● **Available data**
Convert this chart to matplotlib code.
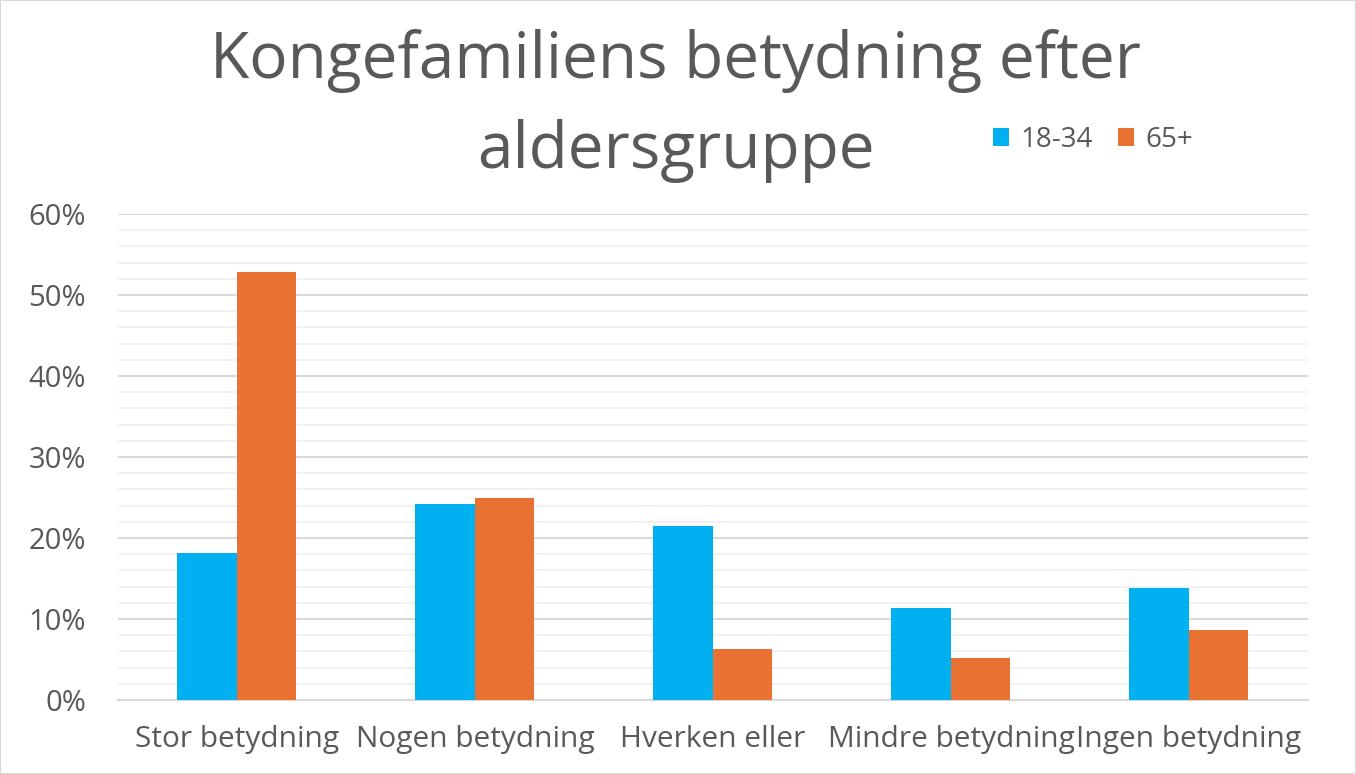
import matplotlib
matplotlib.use("Agg")
import matplotlib.pyplot as plt
import numpy as np
from matplotlib.ticker import MultipleLocator, PercentFormatter
from matplotlib.patches import Rectangle

categories = ["Stor betydning", "Nogen betydning", "Hverken eller", "Mindre betydning", "Ingen betydning"]
series_names = ["18-34", "65+"]
young = [18.1, 24.2, 21.5, 11.4, 13.8]
old = [52.8, 24.9, 6.3, 5.2, 8.6]
colors = ["#00B0F0", "#E97132"]
title_lines = ["Kongefamiliens betydning efter", "aldersgruppe"]

plt.rcParams['font.family'] = ['Open Sans', 'DejaVu Sans']
text_color = "#595959"

fig = plt.figure(figsize=(13.56, 7.74), dpi=100)
ax = fig.add_axes([0.087, 0.0956, 0.8776, 0.6279])

x = np.arange(len(categories))
w = 0.25
ax.bar(x - w/2, young, w, color=colors[0], label=series_names[0], zorder=3)
ax.bar(x + w/2, old, w, color=colors[1], label=series_names[1], zorder=3)

ax.set_xlim(-0.5, len(categories) - 0.5)
ax.set_ylim(0, 60)
ax.yaxis.set_major_locator(MultipleLocator(10))
ax.yaxis.set_minor_locator(MultipleLocator(2))
ax.yaxis.set_major_formatter(PercentFormatter(decimals=0))
ax.grid(axis='y', which='major', color='#d9d9d9', linewidth=1.5, zorder=0)
ax.grid(axis='y', which='minor', color='#efefef', linewidth=1.2, zorder=0)
for s in ['top', 'right', 'left']:
    ax.spines[s].set_visible(False)
ax.spines['bottom'].set_color('#d9d9d9')
ax.spines['bottom'].set_linewidth(1.5)
ax.tick_params(axis='both', which='both', length=0, labelcolor=text_color)
ax.tick_params(axis='y', labelsize=21, pad=23)
ax.tick_params(axis='x', labelsize=21.5, pad=18)
ax.set_xticks(x)
ax.set_xticklabels(categories)

fig.text(0.4985, 1 - 78 / 774, title_lines[0], ha='center', va='baseline',
         fontsize=46, color=text_color)
fig.text(0.4985, 1 - 168 / 774, title_lines[1], ha='center', va='baseline',
         fontsize=46, color=text_color)

leg = fig.legend(loc='center', bbox_to_anchor=(0.806, 0.819), ncol=2, frameon=False,
                 fontsize=20, handlelength=0.6, handleheight=0.6, handletextpad=0.4,
                 columnspacing=0.9, labelcolor=text_color)

fig.patches.append(Rectangle((0, 0), 1, 1, transform=fig.transFigure, fill=False,
                             edgecolor='#d9d9d9', linewidth=1.5))

fig.savefig("out.png", dpi=100, facecolor='white')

● **What is needed**
Leave every image out, and retype the material exactly.

● **Right answer**
Convert this chart to matplotlib code.
import matplotlib
matplotlib.use("Agg")
import matplotlib.pyplot as plt
import numpy as np
from matplotlib.ticker import MultipleLocator, PercentFormatter
from matplotlib.patches import Rectangle

categories = ["Stor betydning", "Nogen betydning", "Hverken eller", "Mindre betydning", "Ingen betydning"]
series_names = ["18-34", "65+"]
young = [18.1, 24.2, 21.5, 11.4, 13.8]
old = [52.8, 24.9, 6.3, 5.2, 8.6]
colors = ["#00B0F0", "#E97132"]
title_lines = ["Kongefamiliens betydning efter", "aldersgruppe"]

plt.rcParams['font.family'] = ['Open Sans', 'DejaVu Sans']
text_color = "#595959"

fig = plt.figure(figsize=(13.56, 7.74), dpi=100)
ax = fig.add_axes([0.087, 0.0956, 0.8776, 0.6279])

x = np.arange(len(categories))
w = 0.25
ax.bar(x - w/2, young, w, color=colors[0], label=series_names[0], zorder=3)
ax.bar(x + w/2, old, w, color=colors[1], label=series_names[1], zorder=3)

ax.set_xlim(-0.5, len(categories) - 0.5)
ax.set_ylim(0, 60)
ax.yaxis.set_major_locator(MultipleLocator(10))
ax.yaxis.set_minor_locator(MultipleLocator(2))
ax.yaxis.set_major_formatter(PercentFormatter(decimals=0))
ax.grid(axis='y', which='major', color='#d9d9d9', linewidth=1.5, zorder=0)
ax.grid(axis='y', which='minor', color='#efefef', linewidth=1.2, zorder=0)
for s in ['top', 'right', 'left']:
    ax.spines[s].set_visible(False)
ax.spines['bottom'].set_color('#d9d9d9')
ax.spines['bottom'].set_linewidth(1.5)
ax.tick_params(axis='both', which='both', length=0, labelcolor=text_color)
ax.tick_params(axis='y', labelsize=21, pad=23)
ax.tick_params(axis='x', labelsize=21.5, pad=18)
ax.set_xticks(x)
ax.set_xticklabels(categories)

fig.text(0.4985, 1 - 78 / 774, title_lines[0], ha='center', va='baseline',
         fontsize=46, color=text_color)
fig.text(0.4985, 1 - 168 / 774, title_lines[1], ha='center', va='baseline',
         fontsize=46, color=text_color)

leg = fig.legend(loc='center', bbox_to_anchor=(0.806, 0.819), ncol=2, frameon=False,
                 fontsize=20, handlelength=0.6, handleheight=0.6, handletextpad=0.4,
                 columnspacing=0.9, labelcolor=text_color)

fig.patches.append(Rectangle((0, 0), 1, 1, transform=fig.transFigure, fill=False,
                             edgecolor='#d9d9d9', linewidth=1.5))

fig.savefig("out.png", dpi=100, facecolor='white')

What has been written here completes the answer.